Having a pang in your stomach when it comes to your relationship can be a sign of all sorts of things. It’s easy to assume that you know exactly why you’re feeling unsettled, but digging a little deeper could reveal some serious red flags. Be careful not to quickly dismiss your feelings while also not running off with a big assumption. However, spending some time on self-reflection could reveal some harsh truths.
- You two aren’t a good match and you know it. Often your body knows how you’re feeling before your mind even has a chance to catch up. You feel that slight twinge in your lower belly when you’re headed to your partner’s house. One big reason you’re experiencing this uncertainty may be that your partner and you just aren’t good for each other. Perhaps you know this but you don’t want to believe it.
- You’re emotionally unavailable. Emotional availability is a topic you know all about, but it’s pretty hard to apply it to your own life. You want to believe that you’re the master of feelings and relationships, but in reality, you’ve got some serious blind spots. Maybe that discomfort and those mixed feelings are signs that you’ve still got some work to do on yourself.
- Your partner is emotionally unavailable. Okay, so you’ve got your emotional availability under control. You know you’re here, ready to be open with your partner. So why do you still feel like something is terribly wrong? Well, maybe it’s not you. Your partner might be the one who’s still got some baggage. They’re secretly hung-up on their ex, they’ve got emotional work to do, or there’s too much going on in their life. The feeling in your tummy may not be anything about you at all.
- You aren’t over your ex. If you’re emotionally unavailable, you may more specifically not be over your ex. Some signs that this is true are you pining over them, creeping on their social media, or harboring thoughts that someday you may get back together. If you aren’t over your ex, you’re most definitely going to feel twangs of guilt when your current sweetie says “I love you.”

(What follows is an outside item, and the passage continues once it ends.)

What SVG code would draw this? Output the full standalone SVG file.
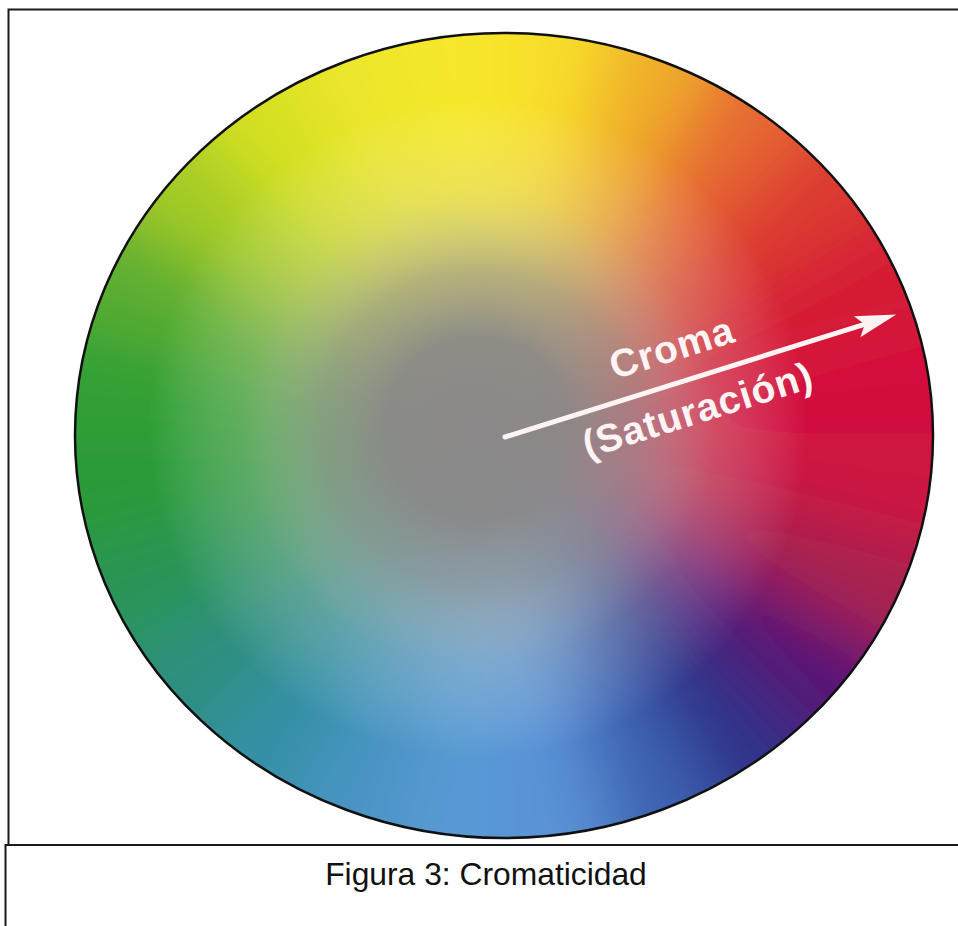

- Something’s bothering you that you haven’t brought up. Okay, don’t freak out, maybe there isn’t a huge issue here. Sometimes there are problems like incompatibility, but other times it’s also as simple as a comment that your partner made a few days ago. Don’t jump to conclusions right away that the relationship is ill-fitted. Your partner may have just said some insensitive stuff that is easily remedied with a conversation.
- You did something that was sketchy. Guilt, shame, and remorse make a home in your body. If you haven’t processed something you’ve done, it’s going to sit inside and eat away at your peace of mind. Maybe an ex texted you and instead of ignoring or blocking them, you engaged in a less-than-appropriate conversation. Your unsettled tummy may be telling you that you’ve got to fess up to your partner and cut the crap in the future.
- You’re not attracted to your partner. It’s okay, you’re not the only one who’s been in the position of being with a super nice person that you just can’t seem to be attracted to. Maybe you’ve been trying to force physical attraction because your partner is super sweet, but it’s just not working. It’s not ever going to work. If the connection isn’t there, you can’t manufacture it. Your feeling-body is going to keep reminding you of this until you end the relationship.
- Things are moving too fast or too slow. Going with the flow is cool and all in relationships, but sometimes you just aren’t getting what you want or need. Partners can be on different pages when it comes to what they’re used to. If this is the case, it’s time to have a conversation with your sweetie about where you’re both at. Maybe you’re ready for a more serious commitment or you need to pump the brakes in the bedroom.
- You have some trauma below the surface. This isn’t a popular topic. I mean, who wants to talk about their trauma? A lot of people who have experienced traumatic events like sexual assault or abuse spend the rest of their life trying to forget what happened. The thing is, though, that the body remembers. Your gut will have a conniption when it’s being triggered. Although it may seem like you’re dying, just give your body some space to breathe and it’ll tell you exactly what it needs.
- Fear is creeping in. Fear is a precarious thing. One moment you think you’re totally cool and that you’ve got this under control. Then, the next moment your mind is spinning a million miles a minute and you feel as if you’re going to throw up. Sometimes this is as simple as good old human fear. It’s totally natural and it will pass if you sit with it for a while. Especially when it comes to fear, you might not always be able to pinpoint the exact cause of your unsettled feelings. It’s okay, in time it’ll either pass or reveal itself to you.